Calibre nueve

Soy de los que vieron a Van Basten en Chamartín en la época del 5-0. Incluso viajé solo a San Siro, cuando aún creía que, para subir a un avión, había que ponerse ropa buena. Allí, en esa grada a medio remozar para el Mundial'90, vi llorar al padre de Butragueño mientras los milanistas se mofaban del equipo de su hijo, recién destrozado en uno de los bosques de Teutoburgo de su historia.

El caso es que tengo predilección por los delanteros centro. Y no sólo a causa del impacto provocado en mi generación por Van Basten, cuya sola presencia era como un letrero colgado sobre la puerta cegada de la final: «Abandonad toda esperanza». También porque, de chaval, tuve un físico colindante entre el rugby y la demarcación de defensa central, y me quedé en ésta. Abocado, al calentar antes de cada partido, a averiguar con la mirada quién del otro equipo llevaba el nueve en la espalda, porque con él reñiría con el propósito de convertirme un poco en su William Munny: en el que le quitaría, no la vida, pero sí todos los goles que podría haber marcado. Obsesionarme con el nueve, salir al fuera de juego y arropar al portero en sus paradas. Nada más se me pedía. De hecho, la vida se volvió complicada cuando hubo que hacer más cosas. Pero el sueño era haber valido para delantero centro. Que hubiera sido otro el que tuviera que buscarme el nueve en la espalda, tratando de adivinar si se las iba a ver con un rápido o con un fuerte, con un dócil o con un pendenciero.

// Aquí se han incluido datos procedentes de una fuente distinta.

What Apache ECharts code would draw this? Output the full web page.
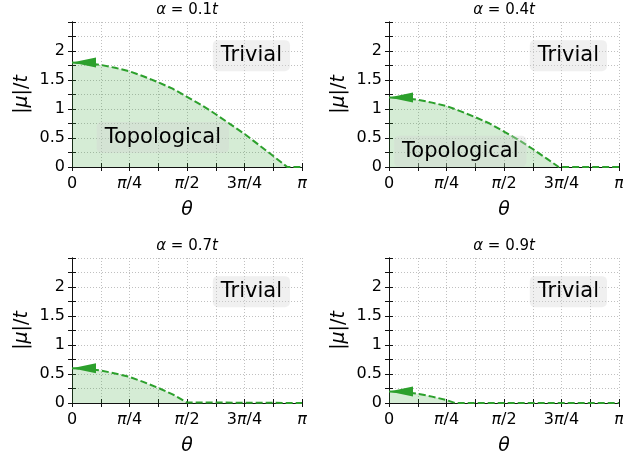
<!DOCTYPE html>
<html>
<head>
<meta charset="utf-8">
<script src="https://cdn.jsdelivr.net/npm/echarts@6/dist/echarts.min.js"></script>
<style>
  html, body { margin: 0; padding: 0; background: #fff; }
  #container { width: 623px; height: 458px; }
</style>
</head>
<body>
<div id="container"></div>
<script>
var dom = document.getElementById('container');
var myChart = echarts.init(dom, null, { renderer: 'canvas' });

// panel titles (alpha in units of t)
var alphas = ['0.1', '0.4', '0.7', '0.9'];

// theta in units of pi, |mu|/t
var curve01 = [[0, 1.80], [0.0625, 1.79], [0.125, 1.76], [0.1875, 1.71], [0.25, 1.65], [0.3125, 1.56],
    [0.375, 1.46], [0.4375, 1.35], [0.5, 1.21], [0.5625, 1.07], [0.625, 0.91], [0.6875, 0.74],
    [0.75, 0.57], [0.8125, 0.38], [0.875, 0.19], [0.936, 0], [1, 0]];
var curve04 = [[0, 1.20], [0.0625, 1.19], [0.125, 1.16], [0.1875, 1.11], [0.25, 1.05], [0.3125, 0.96],
    [0.375, 0.86], [0.4375, 0.75], [0.5, 0.61], [0.5625, 0.47], [0.625, 0.31], [0.6875, 0.14],
    [0.738, 0], [1, 0]];
var curve07 = [[0, 0.60], [0.0625, 0.59], [0.125, 0.56], [0.1875, 0.51], [0.25, 0.45], [0.3125, 0.36],
    [0.375, 0.26], [0.4375, 0.15], [0.5, 0.01], [0.506, 0], [1, 0]];
var curve09 = [[0, 0.20], [0.0625, 0.19], [0.125, 0.16], [0.1875, 0.11], [0.25, 0.05], [0.287, 0], [1, 0]];
var curves = [curve01, curve04, curve07, curve09];

// region labels: [theta/pi, mu/t, text]
var labels01 = [[0.78, 1.92, 'Trivial'], [0.395, 0.51, 'Topological']];
var labels04 = [[0.78, 1.92, 'Trivial'], [0.31, 0.27, 'Topological']];
var labels07 = [[0.78, 1.92, 'Trivial']];
var labels09 = [[0.78, 1.92, 'Trivial']];
var labelSets = [labels01, labels04, labels07, labels09];

var thetaTicks = { '0': '0', '0.25': '{i|π}/4', '0.5': '{i|π}/2', '0.75': '3{i|π}/4', '1': '{i|π}' };
var muTicks = ['0', '0.5', '1', '1.5', '2'];

var green = '#2ca02c';
var FONT = 'DejaVu Sans';
var boxes = [[72, 22], [389, 22], [72, 258], [389, 258]];

var grids = [], xAxes = [], yAxes = [], series = [], titles = [];

var gridLine = { show: true, lineStyle: { color: '#b0b0b0', type: [1, 2], width: 0.8 } };

boxes.forEach(function (b, i) {
    grids.push({ left: b[0], top: b[1], width: 230, height: 145, outerBoundsMode: 'none', containLabel: false });
    titles.push({
        text: '{i|α} = ' + alphas[i] + '{i|t}',
        left: b[0] + 115, top: b[1] - 19, textAlign: 'center', padding: 0,
        textStyle: { fontFamily: FONT, fontSize: 15, fontWeight: 'normal', color: '#000',
            rich: { i: { fontFamily: FONT, fontStyle: 'italic', fontSize: 15, color: '#000' } } }
    });
    var common = {
        min: 0, axisLine: { show: true, lineStyle: { color: '#111', width: 1 } },
        axisTick: { show: true, length: 4, lineStyle: { color: '#111', width: 1 } },
        minorTick: { show: true, splitNumber: 2, length: 4, lineStyle: { color: '#111', width: 1 } }
    };
    xAxes.push(Object.assign({}, common, {
        type: 'value', gridIndex: i, max: 1, interval: 0.25, position: 'bottom',
        splitLine: gridLine, minorSplitLine: gridLine,
        name: '{i|θ}', nameLocation: 'middle', nameGap: 34,
        nameTextStyle: { fontFamily: FONT, fontSize: 19, color: '#000',
            rich: { i: { fontFamily: FONT, fontStyle: 'italic', fontSize: 19, color: '#000' } } },
        axisLabel: {
            fontFamily: FONT, fontSize: 16, color: '#000', margin: 9,
            formatter: function (v) { return thetaTicks[String(v)] || ''; },
            rich: { i: { fontFamily: FONT, fontStyle: 'italic', fontSize: 16, color: '#000' } }
        }
    }));
    xAxes.push(Object.assign({}, common, {
        type: 'value', gridIndex: i, max: 1, interval: 0.25, position: 'top',
        splitLine: { show: false }, axisLabel: { show: false }
    }));
    yAxes.push(Object.assign({}, common, {
        type: 'value', gridIndex: i, max: 2.5, interval: 0.5, position: 'left',
        splitLine: gridLine, minorSplitLine: gridLine,
        name: '|{i|μ}|/{i|t}', nameLocation: 'middle', nameGap: 40,
        nameTextStyle: { fontFamily: FONT, fontSize: 19, color: '#000',
            rich: { i: { fontFamily: FONT, fontStyle: 'italic', fontSize: 19, color: '#000' } } },
        axisLabel: {
            fontFamily: FONT, fontSize: 16, color: '#000', margin: 7,
            formatter: function (v) { var k = Math.round(v * 2); return k < muTicks.length ? muTicks[k] : ''; }
        }
    }));
    yAxes.push(Object.assign({}, common, {
        type: 'value', gridIndex: i, max: 2.5, interval: 0.5, position: 'right',
        splitLine: { show: false }, axisLabel: { show: false }
    }));

    var pts = curves[i].map(function (p, k) {
        if (k === 0) {
            return { value: p, symbol: 'path://M0,5L10,0L10,10Z', symbolSize: [24, 10],
                symbolOffset: [12, 0], itemStyle: { color: green } };
        }
        return p;
    });
    series.push({
        type: 'line', xAxisIndex: 2 * i, yAxisIndex: 2 * i, data: pts,
        symbol: 'none', showSymbol: true, smooth: false, silent: true, z: 3,
        lineStyle: { color: green, width: 2, type: [7, 3] },
        areaStyle: { color: 'rgba(44,160,44,0.2)', opacity: 1 }
    });
    series.push({
        type: 'scatter', xAxisIndex: 2 * i, yAxisIndex: 2 * i, symbolSize: 0, z: 4, silent: true,
        data: labelSets[i].map(function (l) { return { value: [l[0], l[1]], name: l[2] }; }),
        label: {
            show: true, position: 'inside', formatter: '{b}',
            fontFamily: FONT, fontSize: 21, color: '#000', opacity: 1,
            backgroundColor: 'rgba(211,211,211,0.35)', borderRadius: 5, padding: [6, 8, 4, 8]
        }
    });
});

var option = {
    animation: false,
    backgroundColor: '#fff',
    title: titles,
    grid: grids,
    xAxis: xAxes,
    yAxis: yAxes,
    series: series
};
myChart.setOption(option);
</script>
</body>
</html>
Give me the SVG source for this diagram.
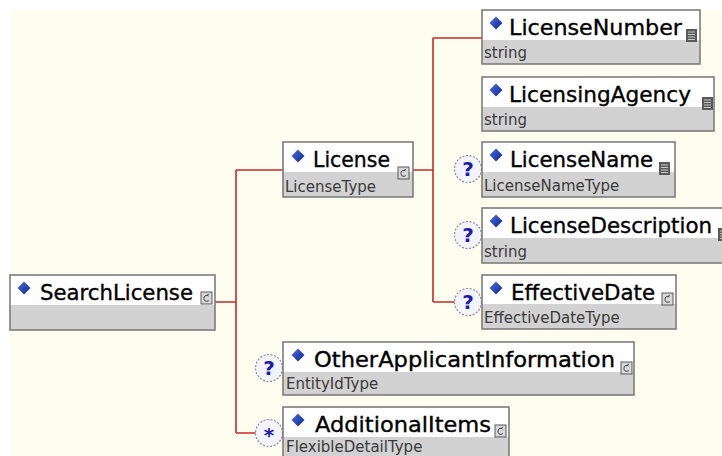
<svg xmlns="http://www.w3.org/2000/svg" xmlns:xlink="http://www.w3.org/1999/xlink" width="722" height="456" viewBox="0 0 722 456">
<style>
.bg{fill:#fefef0}
.top{fill:#ffffff}
.bot{fill:#d2d2d2}
.frame{fill:none;stroke:#7c7c7c;stroke-width:1.6}
.title{font-family:"DejaVu Sans","Liberation Sans",sans-serif;font-size:21px;fill:#000;stroke:#000;stroke-width:0.35}
.sub{font-family:"DejaVu Sans","Liberation Sans",sans-serif;font-size:15px;fill:#3a3a3a}
.conn{fill:none;stroke:#c62a2a;stroke-width:1.6}
.occ{fill:#f3f3fb;stroke:#8a8a9a;stroke-width:1.2;stroke-dasharray:2 1.6}
.occt{font-family:"DejaVu Sans","Liberation Sans",sans-serif;font-size:20px;font-weight:bold;fill:#1c1ca8;text-anchor:middle}
</style>
<defs>
<linearGradient id="dg" x1="0" y1="0" x2="1" y2="1">
<stop offset="0" stop-color="#4d6fe0"/>
<stop offset="1" stop-color="#10248a"/>
</linearGradient>
<polygon id="dia" points="0,-6.5 6.5,0 0,6.5 -6.5,0" fill="url(#dg)"/>
<g id="cplx">
<rect x="0" y="0" width="11" height="12" fill="#d8d8d8" stroke="#5a5a5a" stroke-width="1"/>
<path d="M7.5,4 C6,2.8 3,3.2 3,6.5 C3,9.5 6,9.8 7.8,8.6 M5.5,4.2 L7.8,1.8" fill="none" stroke="#333" stroke-width="1"/>
</g>
<g id="smpl">
<rect x="0" y="0" width="11" height="13" fill="#5a5a5a"/>
<path d="M2,3 H9 M2,5.5 H9 M2,8 H9 M2,10.5 H9" stroke="#c8c8c8" stroke-width="1"/>
</g>
</defs>
<rect x="0" y="0" width="722" height="456" fill="#ffffff"/>
<rect class="bg" x="10" y="10" width="712" height="446"/>

<g id="connectors">
<path class="conn" d="M215,302 H236 M236,170 V433 M236,170 H283 M236,433 H256"/>
<path class="conn" d="M413,170 H433 M433,38 V302 M433,38 H482 M433,302 H455"/>
</g>

<g id="SearchLicense">
<rect class="top" x="10" y="275" width="205" height="30"/>
<rect class="bot" x="10" y="305" width="205" height="25"/>
<rect class="frame" x="10" y="275" width="205" height="55"/>
<use xlink:href="#dia" x="24" y="288"/>
<text class="title" x="40" y="300" textLength="153" lengthAdjust="spacingAndGlyphs">SearchLicense</text>
<use xlink:href="#cplx" x="201" y="292"/>
</g>

<g id="License">
<rect class="top" x="283" y="142" width="130" height="30"/>
<rect class="bot" x="283" y="172" width="130" height="25"/>
<rect class="frame" x="283" y="142" width="130" height="55"/>
<use xlink:href="#dia" x="298" y="156"/>
<text class="title" x="313" y="167" textLength="77" lengthAdjust="spacingAndGlyphs">License</text>
<use xlink:href="#cplx" x="398" y="167"/>
<text class="sub" x="285" y="192">LicenseType</text>
</g>

<g id="LicenseNumber">
<rect class="top" x="482" y="10" width="218" height="30"/>
<rect class="bot" x="482" y="40" width="218" height="24"/>
<rect class="frame" x="482" y="10" width="218" height="54"/>
<use xlink:href="#dia" x="496" y="23"/>
<text class="title" x="509" y="35" textLength="173" lengthAdjust="spacingAndGlyphs">LicenseNumber</text>
<use xlink:href="#smpl" x="686" y="29"/>
<text class="sub" x="484" y="58">string</text>
</g>

<g id="LicensingAgency">
<rect class="top" x="482" y="77" width="232" height="30"/>
<rect class="bot" x="482" y="107" width="232" height="24"/>
<rect class="frame" x="482" y="77" width="232" height="54"/>
<use xlink:href="#dia" x="496" y="90"/>
<text class="title" x="509" y="102" textLength="182" lengthAdjust="spacingAndGlyphs">LicensingAgency</text>
<use xlink:href="#smpl" x="702" y="97"/>
<text class="sub" x="484" y="125">string</text>
</g>

<g id="LicenseName">
<circle class="occ" cx="468" cy="169" r="13.5"/>
<text class="occt" x="468" y="176">?</text>
<rect class="top" x="482" y="142" width="193" height="30"/>
<rect class="bot" x="482" y="172" width="193" height="25"/>
<rect class="frame" x="482" y="142" width="193" height="55"/>
<use xlink:href="#dia" x="496" y="155"/>
<text class="title" x="510" y="167" textLength="143" lengthAdjust="spacingAndGlyphs">LicenseName</text>
<use xlink:href="#smpl" x="659" y="162"/>
<text class="sub" x="484" y="191">LicenseNameType</text>
</g>

<g id="LicenseDescription">
<circle class="occ" cx="468" cy="235" r="13.5"/>
<text class="occt" x="468" y="242">?</text>
<rect class="top" x="482" y="208" width="250" height="30"/>
<rect class="bot" x="482" y="238" width="250" height="25"/>
<rect class="frame" x="482" y="208" width="250" height="55"/>
<use xlink:href="#dia" x="496" y="221"/>
<text class="title" x="510" y="233" textLength="202" lengthAdjust="spacingAndGlyphs">LicenseDescription</text>
<use xlink:href="#smpl" x="718" y="228"/>
<text class="sub" x="484" y="257">string</text>
</g>

<g id="EffectiveDate">
<circle class="occ" cx="468" cy="302" r="13.5"/>
<text class="occt" x="468" y="309">?</text>
<rect class="top" x="482" y="275" width="194" height="29"/>
<rect class="bot" x="482" y="304" width="194" height="25"/>
<rect class="frame" x="482" y="275" width="194" height="54"/>
<use xlink:href="#dia" x="496" y="288"/>
<text class="title" x="511" y="300" textLength="144" lengthAdjust="spacingAndGlyphs">EffectiveDate</text>
<use xlink:href="#cplx" x="662" y="293"/>
<text class="sub" x="484" y="323">EffectiveDateType</text>
</g>

<g id="OtherApplicantInformation">
<circle class="occ" cx="269" cy="368" r="13.5"/>
<text class="occt" x="269" y="375">?</text>
<rect class="top" x="283" y="342" width="351" height="30"/>
<rect class="bot" x="283" y="372" width="351" height="23"/>
<rect class="frame" x="283" y="342" width="351" height="53"/>
<use xlink:href="#dia" x="298" y="355"/>
<text class="title" x="314" y="367" textLength="301" lengthAdjust="spacingAndGlyphs">OtherApplicantInformation</text>
<use xlink:href="#cplx" x="621" y="362"/>
<text class="sub" x="286" y="389">EntityIdType</text>
</g>

<g id="AdditionalItems">
<circle class="occ" cx="269" cy="433" r="13.5"/>
<text class="occt" x="269" y="442">*</text>
<rect class="top" x="283" y="407" width="226" height="30"/>
<rect class="bot" x="283" y="437" width="226" height="25"/>
<rect class="frame" x="283" y="407" width="226" height="55"/>
<use xlink:href="#dia" x="298" y="420"/>
<text class="title" x="315" y="432" textLength="176" lengthAdjust="spacingAndGlyphs">AdditionalItems</text>
<use xlink:href="#cplx" x="495" y="425"/>
<text class="sub" x="286" y="452">FlexibleDetailType</text>
</g>
</svg>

Nunca imaginé que, en su evolución, el fútbol terminaría considerando prescindible un puesto tan determinante y propenso a idolatrías como el del delantero centro clásico, el que remata un cochinillo si se lo arrojas, como dijo Menotti. La fórmula del falso nueve, incluso cuando sale bien gracias a los llegadores, desagrada a mi gusto clásico casi como si se tratara de una amputación. En youtube hay un montaje de miembros de la Delta Force volando puertas para asaltar casas. A mí el fútbol me gusta un poco así. Si tarda en llegar el ¡Poum!, o el ¡Bang!, me disperso y termino pensando en cuántas razas de perros me sé. Como cuando la selección -a la que amo y cuyas victorias me hacen feliz- se demora en una infinita sucesión de pases en corto, que encima últimamente han adquirido valor vindicativo, ya que han sentido cuestionado el juego, mira tú. Yo añoro al tío de 85 kilos que huele a ¡Poum! y que, al rematar a un solo toque fulminante, recuerda un camaleón capturando moscas con la lengua.

Sé que soy primario y que los éxitos del Barcelona y de la selección sin Torres condenan al anacronismo mi criterio, dignificado en nuestra Liga por Falcao. Pero, aun así, conservo mi culto al nueve, sin el cual todo estilo está amenazado de convertirse en retórica. Y por ello declaro que mi principal motivo de preocupación para el Real Madrid en Champions es que sus nueves natos están nefastos, y causan una carencia tal que ni siquiera la ambición de Cristiano o los llegadores de segunda línea pueden compensarla. Al menos, no siempre. Y estoy pensando ya en la semifinal, porque dudo que contra el Galatasaray sea necesario que aparezca el mejor de los Madrid posibles. Digamos que ya me está doliendo por anticipado el golito que le faltará al equipo para entrar en la final, como ocurrió en Eindhoven, a pesar de que, aquel día, en el campo había un nueve legendario.

Lo malo de las jornadas de Liga, desprovistas ya de sentido, es que en el Real Madrid surgen las pendencias ajenas a lo deportivo. Como en el debate de los dos porteros, que no es sino el pretexto para que choquen una militancia y su anti. O, dicho de otra forma, implicándome un poco: para calibrar el derecho de un entrenador a tomar decisiones mientras se le pague por ello, y la obligación inherente de apechugar con los errores. Cuando llega la Champions, el madridismo se tensa por fin de fútbol y posterga todas esas inquinas interiores que lo mantienen atrapado en una dialéctica estéril. Hacen falta adversarios y grandes partidos. Hace falta atisbar la final de Wembley como si fuera el chorro de una ballena al alcance del arpón. Y regresar entonces a lo que sólo es fútbol. Ahí donde a uno no le preocupan los personalismos de la guerra civil del Real Madrid, sino que el equipo afronta las grandes noches de la temporada con los delanteros centro desenchufados. Y yo, sin garantía de ¡Poum!, es que ni me monto al Metro que va al estadio.